Bulgaria’s Insurance Sector In Q210 The latest figures from the Bulgarian Financial Supervision Commission (FSC), which relate to the first 10 months of 2009, show a rather difficult period. Non-life premiums contracted by 1% to BGN1,163mn, which was a respectable result given economic conditions for much of the year and the financial problems of neighbouring Greece. The figures show that across much of Central and Eastern Europe (CEE), nonlife premiums changed by 3% in local currency terms in 2009, so this outcome for Bulgaria was unexceptional.

As is the case in Greece, premiums for CMTPL cover increased, from BGN246mn to BGN302mn, while CASCO insurance premiums fell from BGN565mn to BGN505mn. Fire insurance premiums rose from BGN143mn in the first 10 months of 2009 to BGN170mn from the corresponding period in 2008. Bulgarian operators DZI, Lev Insurance and Armeec increased their market shares within the segment to 14.1%, 11.0% and 10.4% respectively. The other leading players in the non-life segment typically lost market share slightly. The local subsidiaries of Vienna Insurance Group (Bulstrad) and Allianz are the largest foreign groups, with market shares of 15.0% and 10.0% respectively.

However, life premiums have slumped, to the extent that we have revised down our forecasts for the segment in 2009 and subsequent years. The FSC’s data suggest a 20% fall in premiums to BGN177mn for the first 10 months of 2009. There were similarly large contractions in life premiums in Hungary, Poland and Russia. In the non-life segment there were even bigger shifts in market shares. The life operation of UNIQA’s market share fell from 15.0% in the first 10 months of 2008 to 9.6% in the same period of 2009. Several of other foreign controlled groups also experienced shrinkage in market share, although Bulstrad’s share of the segment rose to 10.0%. The three largest life groups are Allianz Bulgaria (21.83% market share), DZI (15.7%) and ALICO (10.2%).

Issues To Watch:

- Stabilisation of life premiums: This will be an indicator that local savers perceive an improvement in the medium-term outlook for Bulgaria’s economy and financial markets. ?? Motor insurance premiums: Given that the growth in CMTPL premiums is probably unsustainable, we expect a more difficult market for non-life insurance overall in the coming months.

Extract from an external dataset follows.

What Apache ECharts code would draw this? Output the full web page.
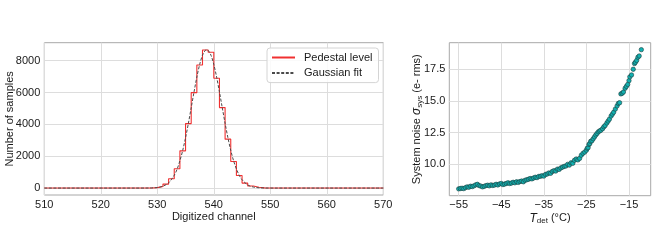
<!DOCTYPE html>
<html><head><meta charset="utf-8">
<script src="https://cdn.jsdelivr.net/npm/echarts@6/dist/echarts.min.js"></script>
<style>html,body{margin:0;padding:0;background:#fff}#c{width:662px;height:243px}</style>
</head><body><div id="c"></div>
<script>
// ---- Left panel: pedestal histogram (bin left edges and counts) ----
const histEdges = [510, 529, 530, 531, 532, 533, 534, 535, 536, 537, 538, 539, 540, 541, 542, 543, 544, 545, 546, 547, 548, 549, 570];
const histCounts = [0, 30, 100, 250, 583, 1210, 2338, 4050, 5994, 7730, 8671, 8527, 6897, 5053, 3072, 1668, 790, 313, 130, 50, 15, 0, 0];
// Gaussian fit curve
const fitX = [510, 526, 528, 529, 530, 531, 532, 533, 533.5, 534, 534.5, 535, 535.5, 536, 536.5, 537, 537.5, 538, 538.5, 538.75, 539, 539.5, 540, 540.5, 541, 541.5, 542, 542.5, 543, 543.5, 544, 544.5, 545, 546, 547, 548, 549, 551, 570];
const fitY = [0, 0, 2, 9, 35, 115, 328, 806, 1180, 1715, 2370, 3160, 4064, 5044, 6038, 6972, 7766, 8345, 8651, 8690, 8651, 8345, 7766, 6972, 6038, 5044, 4064, 3160, 2370, 1715, 1197, 806, 523, 198, 65, 18, 5, 0, 0];
const leftXTicks = [510, 520, 530, 540, 550, 560, 570];
const leftYTicks = [0, 2000, 4000, 6000, 8000];

// ---- Right panel: system noise vs detector temperature ----
const tempC = [-55.0, -54.6, -54.2, -53.8, -53.4, -53.0, -52.6, -52.2, -51.8, -51.4, -51.0, -50.6, -50.2, -49.8, -49.4, -49.0, -48.6, -48.2, -47.8, -47.4, -47.0, -46.6, -46.2, -45.8, -45.4, -45.0, -44.6, -44.2, -43.8, -43.4, -43.0, -42.6, -42.2, -41.8, -41.4, -41.0, -40.6, -40.2, -39.8, -39.4, -39.0, -38.6, -38.2, -37.8, -37.4, -37.0, -36.6, -36.2, -35.8, -35.4, -35.0, -34.6, -34.2, -33.8, -33.4, -33.0, -32.6, -32.2, -31.8, -31.4, -31.0, -30.6, -30.2, -29.8, -29.4, -29.0, -28.6, -28.2, -27.8, -27.4, -27.0, -26.6, -26.2, -25.8, -25.4, -25.0,
  -24.8, -24.6, -24.4, -24.2, -24.0, -23.7, -23.4, -23.1, -22.8, -22.5, -22.2, -21.9, -21.6, -21.2, -20.9, -20.6, -20.2, -19.9, -19.6, -19.2, -18.9, -18.6, -18.2, -17.8, -17.5, -17.2, -16.9, -16.6, -16.3, -15.9, -15.6, -15.3, -15.0, -14.8, -14.4, -14.0, -13.7, -13.5, -13.2, -12.9, -12.6, -12.1];
const noiseRms = [8.04, 8.07, 8.09, 8.06, 8.14, 8.20, 8.17, 8.25, 8.22, 8.28, 8.36, 8.40, 8.30, 8.26, 8.20, 8.24, 8.30, 8.33, 8.28, 8.36, 8.31, 8.34, 8.40, 8.35, 8.43, 8.47, 8.38, 8.42, 8.47, 8.52, 8.46, 8.50, 8.56, 8.52, 8.60, 8.55, 8.62, 8.66, 8.60, 8.72, 8.76, 8.80, 8.86, 8.83, 8.90, 8.96, 8.93, 9.02, 9.04, 9.08, 9.05, 9.18, 9.22, 9.30, 9.27, 9.42, 9.48, 9.45, 9.60, 9.58, 9.70, 9.76, 9.82, 9.85, 9.98, 9.92, 10.10, 10.06, 10.30, 10.40, 10.33, 10.45, 10.70, 10.85, 10.95, 11.10,
  11.25, 11.30, 11.55, 11.62, 11.80, 11.85, 12.00, 12.15, 12.30, 12.42, 12.55, 12.62, 12.68, 12.80, 12.95, 13.05, 13.25, 13.40, 13.55, 13.80, 13.95, 14.10, 14.35, 14.60, 14.80, 14.85, 15.55, 15.60, 15.70, 16.00, 16.15, 16.30, 16.60, 16.90, 17.05, 17.50, 17.95, 18.05, 18.20, 18.45, 18.55, 19.05];
const rightXTicks = [-55, -45, -35, -25, -15];
const rightYTicks = [10, 12.5, 15, 17.5];

const FONT = "'Liberation Sans', Arial, sans-serif";
const TXT = '#1a1a1a';
const GRIDC = '#dddddd';
const FRAME = '#a8a8a8';
const minus = v => (v < 0 ? '\u2212' : '') + Math.abs(v);

const histData = histEdges.map((e, i) => [e, histCounts[i]]);
const fitData = fitX.map((x, i) => [x, fitY[i]]);
const scatData = tempC.map((t, i) => [t, noiseRms[i]]);

const axisCommon = {
  axisLine: { show: false },
  axisTick: { show: false },
  nameMoveOverlap: false,
  splitLine: { show: true, lineStyle: { color: GRIDC, width: 1 } },
  axisLabel: { color: TXT, fontFamily: FONT, fontSize: 11, margin: 4 },
  nameTextStyle: { color: TXT, fontFamily: FONT, fontSize: 11 }
};
const richName = {
  n: { fontFamily: FONT, fontSize: 11, color: TXT, lineHeight: 13, verticalAlign: 'middle' },
  i: { fontFamily: FONT, fontSize: 12, fontStyle: 'italic', color: TXT, lineHeight: 13, verticalAlign: 'middle' },
  sub: { fontFamily: FONT, fontSize: 8, color: TXT, lineHeight: 13, verticalAlign: 'bottom' }
};

const option = {
  animation: false,
  backgroundColor: '#fff',
  grid: [
    { left: 44.3, top: 42.7, width: 339, height: 152.3, show: true, borderColor: FRAME, borderWidth: 1, backgroundColor: 'transparent', containLabel: false, outerBoundsMode: 'none' },
    { left: 449.3, top: 42.7, width: 201.4, height: 153, show: true, borderColor: FRAME, borderWidth: 1, backgroundColor: 'transparent', containLabel: false, outerBoundsMode: 'none' }
  ],
  legend: {
    orient: 'vertical', left: 267, top: 48,
    padding: [4, 6, 4, 4], itemGap: 4.6, itemWidth: 23, itemHeight: 12,
    borderColor: '#d4d4d4', borderWidth: 1, borderRadius: 3, backgroundColor: 'rgba(255,255,255,0.85)',
    itemStyle: { opacity: 0 },
    textStyle: { color: TXT, fontFamily: FONT, fontSize: 11, padding: [0, 0, 0, 4] },
    data: ['Pedestal level', 'Gaussian fit']
  },
  xAxis: [
    Object.assign({}, axisCommon, {
      gridIndex: 0, type: 'value', min: 510, max: 570, interval: 10,
      name: 'Digitized channel', nameLocation: 'middle', nameGap: 16,
      axisLabel: Object.assign({}, axisCommon.axisLabel, { customValues: leftXTicks, formatter: v => String(v) }),
      axisTick: { show: false, customValues: leftXTicks }
    }),
    Object.assign({}, axisCommon, {
      gridIndex: 1, type: 'value', min: -57.2, max: -9.9,
      name: '{i|T}{sub|det}{n| (°C)}', nameLocation: 'middle', nameGap: 16,
      nameTextStyle: { color: TXT, fontFamily: FONT, fontSize: 11, rich: richName },
      axisLabel: Object.assign({}, axisCommon.axisLabel, { customValues: rightXTicks, formatter: minus }),
      axisTick: { show: false, customValues: rightXTicks }
    })
  ],
  yAxis: [
    Object.assign({}, axisCommon, {
      gridIndex: 0, type: 'value', min: -435, max: 9130,
      name: 'Number of samples', nameLocation: 'middle', nameGap: 29,
      axisLabel: Object.assign({}, axisCommon.axisLabel, { customValues: leftYTicks, formatter: v => String(v) }),
      axisTick: { show: false, customValues: leftYTicks }
    }),
    Object.assign({}, axisCommon, {
      gridIndex: 1, type: 'value', min: 7.5, max: 19.6,
      name: '{n|System noise }{i|σ}{sub|sys}{n| (e- rms)}', nameLocation: 'middle', nameGap: 26,
      nameTextStyle: { color: TXT, fontFamily: FONT, fontSize: 11, rich: richName },
      axisLabel: Object.assign({}, axisCommon.axisLabel, { customValues: rightYTicks, formatter: v => v.toFixed(1) }),
      axisTick: { show: false, customValues: rightYTicks }
    })
  ],
  series: [
    { name: 'Pedestal level', type: 'line', xAxisIndex: 0, yAxisIndex: 0, step: 'end', symbol: 'none',
      data: histData, lineStyle: { color: '#f03030', width: 1.1 }, itemStyle: { color: '#f03030' }, z: 2 },
    { name: 'Gaussian fit', type: 'line', xAxisIndex: 0, yAxisIndex: 0, symbol: 'none', smooth: 0.3,
      data: fitData, lineStyle: { color: '#4a4a4a', width: 1, type: [3, 1.6] }, itemStyle: { color: '#4a4a4a' }, z: 3 },
    { name: 'noise', type: 'scatter', xAxisIndex: 1, yAxisIndex: 1, symbol: 'circle', symbolSize: 4.4,
      data: scatData, itemStyle: { color: '#12b0b0', borderColor: '#1c3c3c', borderWidth: 0.6, opacity: 1 } }
  ]
};
const chart = echarts.init(document.getElementById('c'), null, { renderer: 'canvas' });
chart.setOption(option);
</script></body></html>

- The competitive landscape: The small Bulgarian insurance market is crowded. Notwithstanding that some companies are committed because they see Bulgaria as an important part of a regional business strategy and/or because they hold dominant shares in at least one of the two major segments, we would not be surprised if there is rationalisation over the year. The contraction in the life segment, from what was a low level of development, is disappointing.